The hypocrisy that gets under John’s wooly skin is the way that these people have come to hear him preach and to be baptized, but only as a backup plan or a novelty. Because what they also believe, what they draw their sense of identity from, is that as children of Abraham they are already a chosen people, a nation of the elect, and with that belief at the center of their faith there’s really no reason to receive what John has to offer, except perhaps as entertainment.

It’s a very dangerous thing that we do here on Sunday mornings. We gather for a four-fold pattern of worship: we gather to be greeted and blessed; we hear words of scripture holding the promises of God’s grace and mercy; we share a meal as a sign and significance of the meaning of that grace; and then we send each other out – but for what? We call this assembly a worship service, but who is served? We speak of the freedom of a Christian, the advent of the reign of God – but who is being freed and who will be included in God’s reign? To say these things, to say them over and over, means to create an expectation.

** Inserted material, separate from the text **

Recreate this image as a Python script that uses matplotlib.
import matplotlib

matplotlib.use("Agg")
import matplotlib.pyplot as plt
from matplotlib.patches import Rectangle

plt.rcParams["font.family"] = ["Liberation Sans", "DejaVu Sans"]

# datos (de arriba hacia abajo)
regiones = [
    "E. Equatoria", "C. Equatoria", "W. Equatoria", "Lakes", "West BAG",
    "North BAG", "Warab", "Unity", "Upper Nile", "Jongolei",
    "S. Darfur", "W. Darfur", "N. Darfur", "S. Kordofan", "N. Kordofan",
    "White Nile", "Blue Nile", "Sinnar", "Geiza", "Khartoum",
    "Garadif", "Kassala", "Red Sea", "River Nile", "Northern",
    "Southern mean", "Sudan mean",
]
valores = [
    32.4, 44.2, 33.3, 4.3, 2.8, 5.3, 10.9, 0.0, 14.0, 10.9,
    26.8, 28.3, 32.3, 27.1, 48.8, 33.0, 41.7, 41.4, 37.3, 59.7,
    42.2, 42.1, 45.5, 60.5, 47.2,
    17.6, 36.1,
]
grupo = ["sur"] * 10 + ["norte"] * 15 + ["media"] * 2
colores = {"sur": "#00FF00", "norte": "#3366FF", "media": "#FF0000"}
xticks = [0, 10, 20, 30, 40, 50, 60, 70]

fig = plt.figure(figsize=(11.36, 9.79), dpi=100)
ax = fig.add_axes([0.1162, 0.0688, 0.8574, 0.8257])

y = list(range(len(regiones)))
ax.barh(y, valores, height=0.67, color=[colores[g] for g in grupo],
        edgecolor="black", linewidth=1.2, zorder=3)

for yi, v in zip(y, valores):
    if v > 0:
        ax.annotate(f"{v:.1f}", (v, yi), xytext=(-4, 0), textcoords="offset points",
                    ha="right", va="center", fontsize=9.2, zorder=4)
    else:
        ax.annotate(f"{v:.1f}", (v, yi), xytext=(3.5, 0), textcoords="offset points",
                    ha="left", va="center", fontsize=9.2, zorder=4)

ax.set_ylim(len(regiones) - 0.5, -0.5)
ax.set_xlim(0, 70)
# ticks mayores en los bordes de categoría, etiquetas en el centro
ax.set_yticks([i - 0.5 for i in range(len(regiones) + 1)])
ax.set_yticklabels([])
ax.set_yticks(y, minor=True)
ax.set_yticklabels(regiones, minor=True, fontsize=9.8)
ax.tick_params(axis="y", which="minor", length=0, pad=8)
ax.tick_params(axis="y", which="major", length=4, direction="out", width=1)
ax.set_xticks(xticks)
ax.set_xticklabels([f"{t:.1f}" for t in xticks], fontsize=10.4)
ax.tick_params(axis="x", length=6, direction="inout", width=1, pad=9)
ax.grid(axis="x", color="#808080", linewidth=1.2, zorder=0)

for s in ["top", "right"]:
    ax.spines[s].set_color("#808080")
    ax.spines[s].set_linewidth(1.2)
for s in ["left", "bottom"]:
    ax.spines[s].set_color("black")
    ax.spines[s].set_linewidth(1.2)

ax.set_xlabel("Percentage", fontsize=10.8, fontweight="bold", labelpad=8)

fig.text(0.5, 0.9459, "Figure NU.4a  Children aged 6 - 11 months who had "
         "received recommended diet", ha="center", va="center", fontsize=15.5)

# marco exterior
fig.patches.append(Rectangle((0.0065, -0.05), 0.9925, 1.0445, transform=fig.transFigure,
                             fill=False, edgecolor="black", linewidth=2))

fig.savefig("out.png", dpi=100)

I met with Bishop Wayne Miller earlier this week in his office, just an informal meeting really – spending some time getting to know each other. Among other things we talked about the church’s struggles with fundamentalism and secularism. We talked about the fact that in a nation where increasingly fewer and fewer people see a need for church in their lives we must ask ourselves if the church that we love so much is still reaching out to those who have real and profound needs in their lives – needs for community, needs for meaning, needs for healing and love – or if we have become, like those who went to see and hear John preach and baptize, so sure of our history and lineage and pedigree, not as children of Abraham – but as children of the church, that we have come to treat this worship as a service to us, entertainment, instead of a service to the world.

John points forward, to a coming messiah who will break open the very small circles we draw around ourselves, and who will usher in a world of circles so wide that not a single one of us will be left outside. This messiah is a branch of the Jesse tree, but the baptism this messiah brings scatters itself wide in the wind, like those little helicopter pods that blow halfway down the block.

Halfway down the block, around the corner, by the monument at Kedzie and Logan we’ll be gathering on Tuesday night at 6pm. There are pilgrims traveling amongst us, knocking on our doors, asking what service we have to provide for them. Wondering if our worship leads us to bear fruit worthy of the gift of our baptism. What will we say?